Cette demande d’informations accompagne notre remise en cause globale du système de répartition des quotas français. Le 2 octobre 2023, BLOOM et des pêcheurs artisans avaient saisi le juge administratif pour demander une répartition transparente et équitable de quotas par l’annulation de l’arrêté répartissant les quotas de pêche à l’échelle nationale.
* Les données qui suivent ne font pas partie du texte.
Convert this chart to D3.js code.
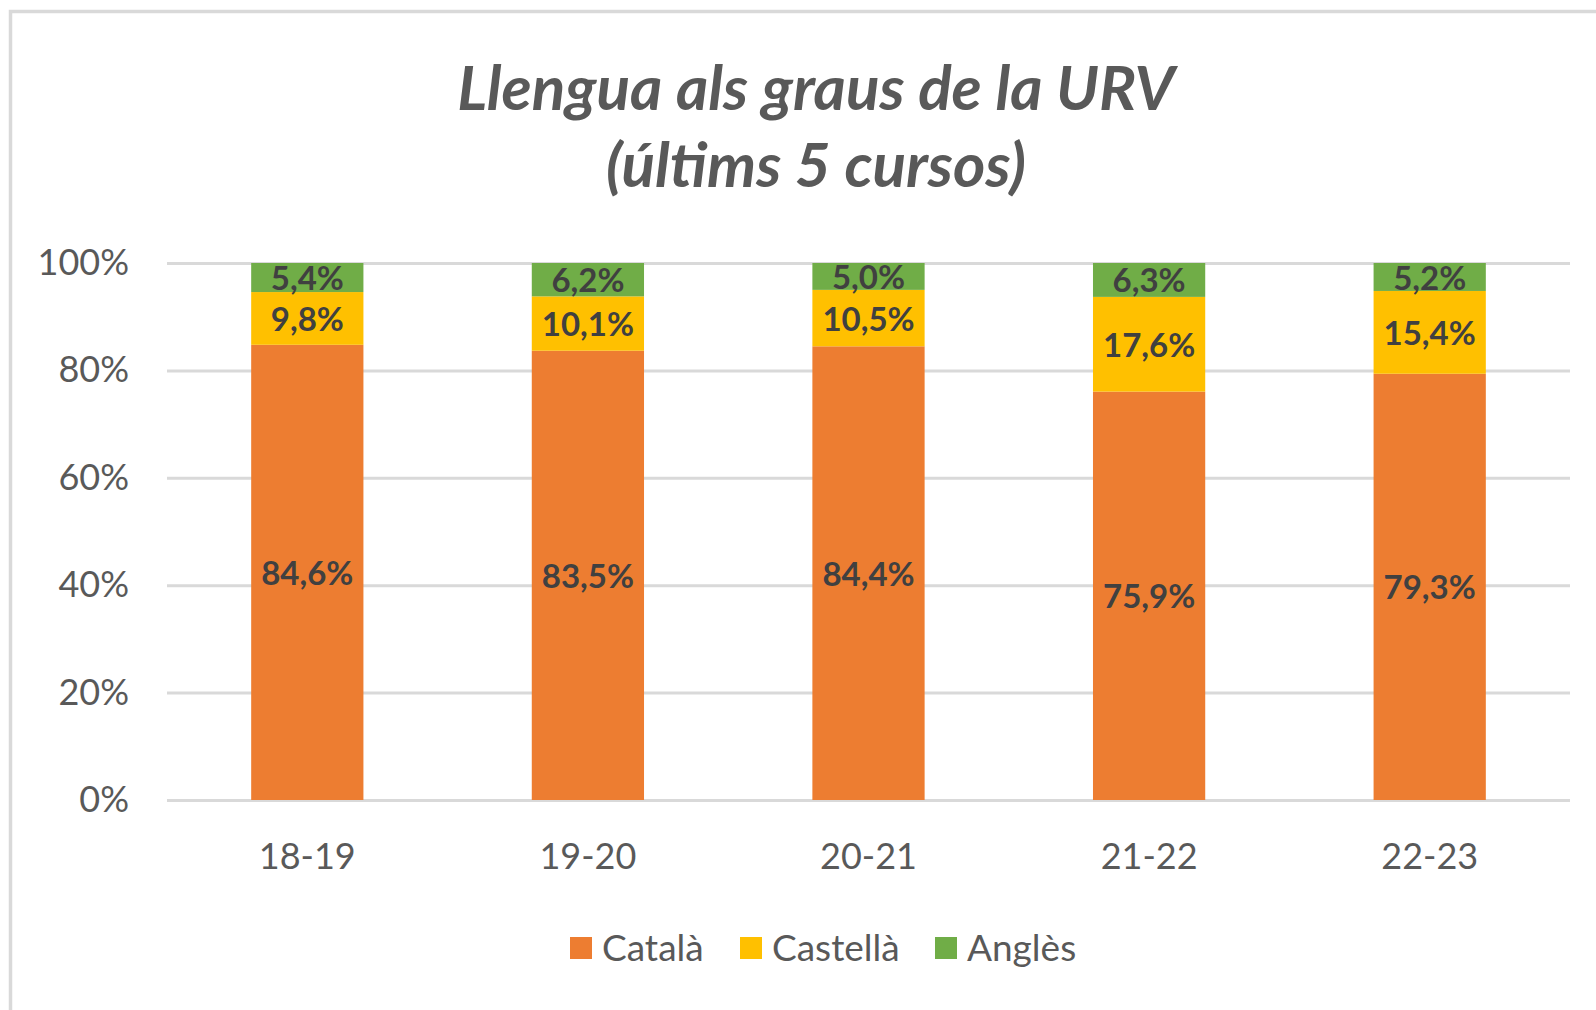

A l’heure où le secteur de la pêche doit évoluer et opérer de toute urgence une transition vers des méthodes à faible impact pour stopper l’effondrement de la biodiversité marine et de la pêche artisanale, et face à la résistance du gouvernement français, nous espérons que la justice forcera une transparence totale sur les quotas de pêche et leur juste répartition. 

NOTES

(1) Le 26 mai 2023, l’association BLOOM avait sollicité la Première ministre afin d’obtenir de la communication les informations suivantes :

  • Les plans de gestion établis par chacune des organisations de producteurs et groupements de navires ayant bénéficié d’une attribution de quotas en vertu de l’Arrêté du 31 mars 2023 portant sur la répartition de certains quotas de pêche accordés à la France pour l’année 2023 ;
  • Les plans de gestion établis par chacune des organisations de producteurs et groupements de navires ayant bénéficié d’une attribution de quotas en vertu de l’Arrêté du 8 février 2023 établissant les modalités de répartition du quota de thon rouge (Thunnus thynnus) accordé à la France pour la zone «océan Atlantique à l’est de la longitude 45° O et Méditerranée » pour l’année 2023 ;
  • Les plans de gestion établis par chacune des organisations de producteurs et groupements de navires ayant bénéficié d’une attribution de quotas en vertu de l’Arrêté du 8 février 2023 établissant les modalités de répartition du quota d’espadon de Méditerranée (Xiphias gladius) accordé à la France pour la zone « Mer Méditerranée » pour l’année 2023.

(2) Article 17 « Critères d’attribution des possibilités de pêche par les États membres » du Règlement (UE) n°1380/2013 du 11 décembre 2013.